Napa Valley’s summers are persistent, and at times I love the dusty depth of the early fall heat. There’s no chance I’ll get confused, though. I know my summer is over because I’ve had my Brunswick hot dog.
Understand that I was (oh, let’s be honest, I am) a sentimental child. For years I had a short list of foods that I would eat in Maine and nowhere else that included:
- Salt and vinegar chips
- Ginger ale
- Most seafood
- Blueberries in any type of pastry
- Baked beans
What kind of kid doesn’t like hot dogs?! Or worse, turns up her nose and says, “I’m sorry, I only eat those on the East coast” ? My only excuse is that I have always been bound to rituals. These were our special foods, either because they made for good vacation treats or, in the case of seafood and blueberries, were simply better down Maine. I didn’t understand the romantic science behind sea air’s effect on the appetite then; I only knew that tastes were brighter, riper, and richer there.
When we visit, we make the short drive to Brunswick to visit our cousins and buy produce from the farmer’s market in the grassy quad downtown. But we all know why we’re really there. We’re there for the three-bite hot dogs in cardboard boxes.
The hot dogs worth waiting for, worth traveling across the country for, come from little carts along the perimeter of the park. In my memory there were more of them, and I’m sure I’ve never known their names in all the years I’ve visited. That doesn’t matter, because all you need to know is whether you need a steamed dog or a grilled dog. You should know this quickly, too, because the gruff yet friendly Mainers at the window can’t wait for you to get flustered over your selection.
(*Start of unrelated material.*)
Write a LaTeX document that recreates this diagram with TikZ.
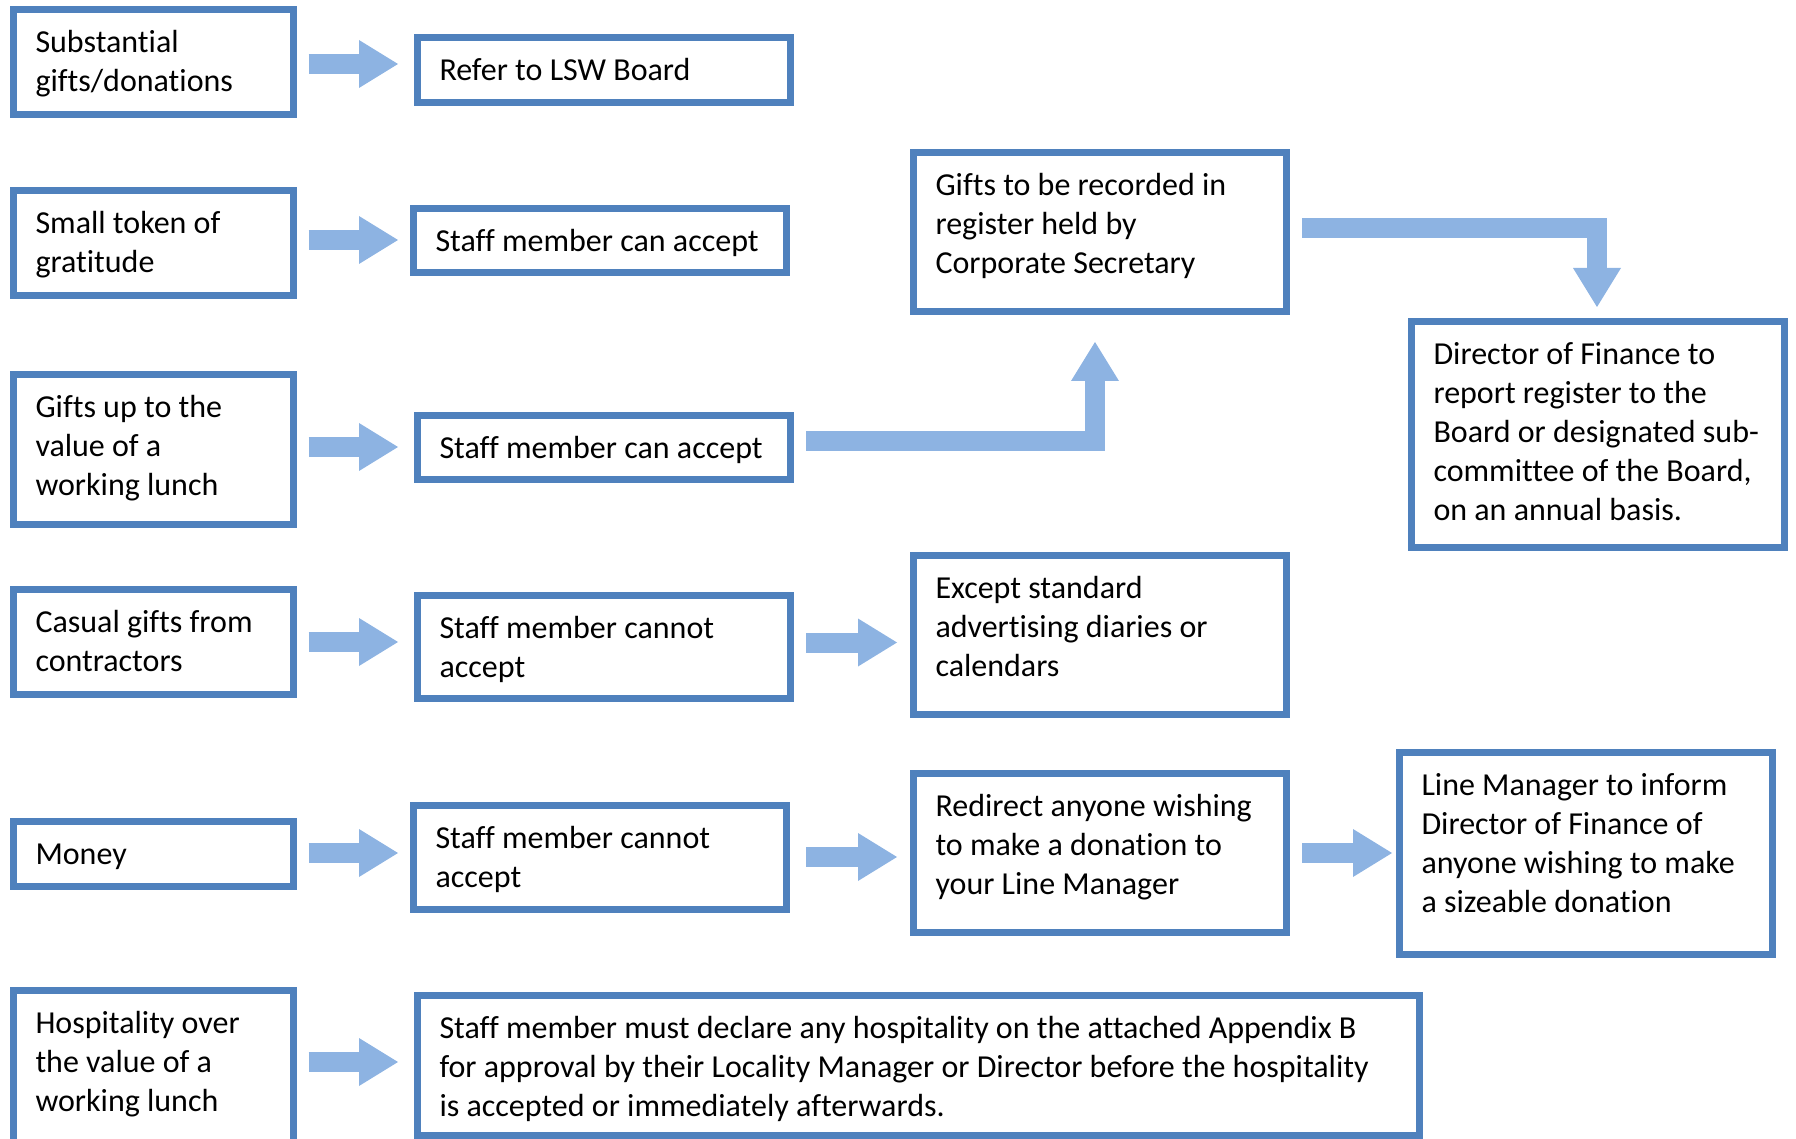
\documentclass[tikz,border=0pt]{standalone}
\usepackage{fontspec}
\setmainfont{Carlito}[Ligatures=CommonOff]
\usetikzlibrary{arrows.meta,calc}
\definecolor{boxblue}{HTML}{4F81BD}
\definecolor{arrblue}{HTML}{8DB3E2}
% #1 inner height, #2 text width, #3 text (top aligned)
\newcommand\btext[3]{\makebox[#2][l]{\parbox[c][#1][t]{20cm}{\vspace*{8pt}\strut #3}}}
% horizontal block connector: from, to, dy (px), gap after from, gap before to
\newcommand\hconn[5]{\draw[blk] let \p1=($(#1.east)+(#4,#3)$), \p2=($(#2.west)+(-#5,0)$) in (\p1) -- (\x2,\y1);}
\begin{document}
\begin{tikzpicture}[x=0.5pt,y=-0.5pt,
  bx/.style={draw=boxblue,line width=3.5pt,anchor=north west,inner xsep=11pt,inner ysep=0pt,outer sep=0pt,
             font=\fontsize{16pt}{19.5pt}\selectfont,text=black},
  blk/.style={draw=arrblue,line width=10pt,line join=miter,
              -{Triangle[width=24pt,length=19.5pt,line width=0pt]}}]
\useasboundingbox (0,0) rectangle (1796,1139);
\clip (0,0) rectangle (1796,1139);

% left column
\node[bx] (A1) at (13.5,9.5)   {\btext{52.5pt}{118pt}{Substantial\\gifts/donations}};
\node[bx] (A2) at (13.5,190.5) {\btext{52.5pt}{118pt}{Small token of\\gratitude}};
\node[bx] (A3) at (13.5,374.5) {\btext{75pt}{118pt}{Gifts up to the\\value of a\\working lunch}};
\node[bx] (A4) at (13.5,589.5) {\btext{52.5pt}{118pt}{Casual gifts from\\contractors}};
\node[bx] (A5) at (13.5,821.5) {\btext{32.5pt}{118pt}{Money}};
\node[bx] (A6) at (13.5,990.5) {\btext{78pt}{118pt}{Hospitality over\\the value of a\\working lunch}};

% second column
\node[bx] (B1) at (417.5,37.5)  {\btext{32.5pt}{164.5pt}{Refer to LSW Board}};
\node[bx] (B2) at (413.5,208.5) {\btext{32pt}{164.5pt}{Staff member can accept}};
\node[bx] (B3) at (417.5,415.5) {\btext{32pt}{164.5pt}{Staff member can accept}};
\node[bx] (B4) at (417.5,595.5) {\btext{51.5pt}{164.5pt}{Staff member cannot\\accept}};
\node[bx] (B5) at (413.5,805.5) {\btext{52pt}{164.5pt}{Staff member cannot\\accept}};
\node[bx] (B6) at (417.5,995.5) {\btext{70pt}{479pt}{Staff member must declare any hospitality on the attached Appendix B\\for approval by their Locality Manager or Director before the hospitality\\is accepted or immediately afterwards.}};

% third column
\node[bx] (C1) at (913.5,152.5) {\btext{79.5pt}{164.5pt}{Gifts to be recorded in\\register held by\\Corporate Secretary}};
\node[bx] (C2) at (913.5,555.5) {\btext{79.5pt}{164.5pt}{Except standard\\advertising diaries or\\calendars}};
\node[bx] (C3) at (913.5,773.5) {\btext{79.5pt}{164.5pt}{Redirect anyone wishing\\to make a donation to\\your Line Manager}};

% fourth column
\node[bx] (D1) at (1411.5,321.5) {\btext{113pt}{164.5pt}{Director of Finance to\\report register to the\\Board or designated sub-\\committee of the Board,\\on an annual basis.}};
\node[bx] (D2) at (1399.5,752.5) {\btext{101pt}{164.5pt}{Line Manager to inform\\Director of Finance of\\anyone wishing to make\\a sizeable donation}};

% connectors
\hconn{A1}{B1}{2}{15}{19.5}
\hconn{A2}{B2}{-3}{15}{15.5}
\hconn{A3}{B3}{-2.5}{15}{19.5}
\hconn{A4}{B4}{0}{15}{19.5}
\hconn{A5}{B5}{-1}{15}{15.5}
\hconn{A6}{B6}{-6.5}{15}{19.5}
\hconn{B4}{C2}{-4.5}{15.5}{16.5}
\hconn{B5}{C3}{-0.5}{19.5}{16.5}
\hconn{C3}{D2}{0}{15.5}{7.5}

\draw[blk] let \p1=($(B3.east)+(15.5,-6)$), \p2=($(C1.south)+(-5,30.5)$) in
  (\p1) -- (\x2,\y1) -- (\p2);
\draw[blk] let \p1=($(C1.east)+(15.5,-3.5)$), \p2=($(D1.north)+(-1,-14.5)$) in
  (\p1) -- (\x2,\y1) -- (\p2);
\end{tikzpicture}
\end{document}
In a matter of seconds, you’ll hand over a couple bucks and receive a small bundle of perfectly harmonious texture and taste. The hot dog is nestled into a squishy, split-top white bun. It’s the perfect vessel for the gently salty dog and its toppings, which helpfully disguise the steamed link’s unappetizing color. I like mine with a smear of sour relish on one side, fine, crunchy chunks of onion on the other, and generous swipes of ketchup and mustard sprinkled with celery salt. It’s gone in about as much time as it takes to order.
Admittedly, it doesn’t look like much, and I’m pretty sure a Brunswick dog eaten on the lawn with some fizzy drink wouldn’t win any creativity points. But it doesn’t need to–there’s no need to mess with a tradition that’s already perfect.
PS. If you ever find yourself in Brunswick, confused about how to eat your hot dog, I should note that in my family we are staunch supporters of Camp Steamed. On this trip I did my journalistic duty for you and sampled both steamed and grilled dogs. You can’t really go wrong with either (it’s a hot dog, after all), but know that grilling changes the carefully constructed blend of sweet, meaty, salty and tart. I suggest you balance the experience and just get one of each.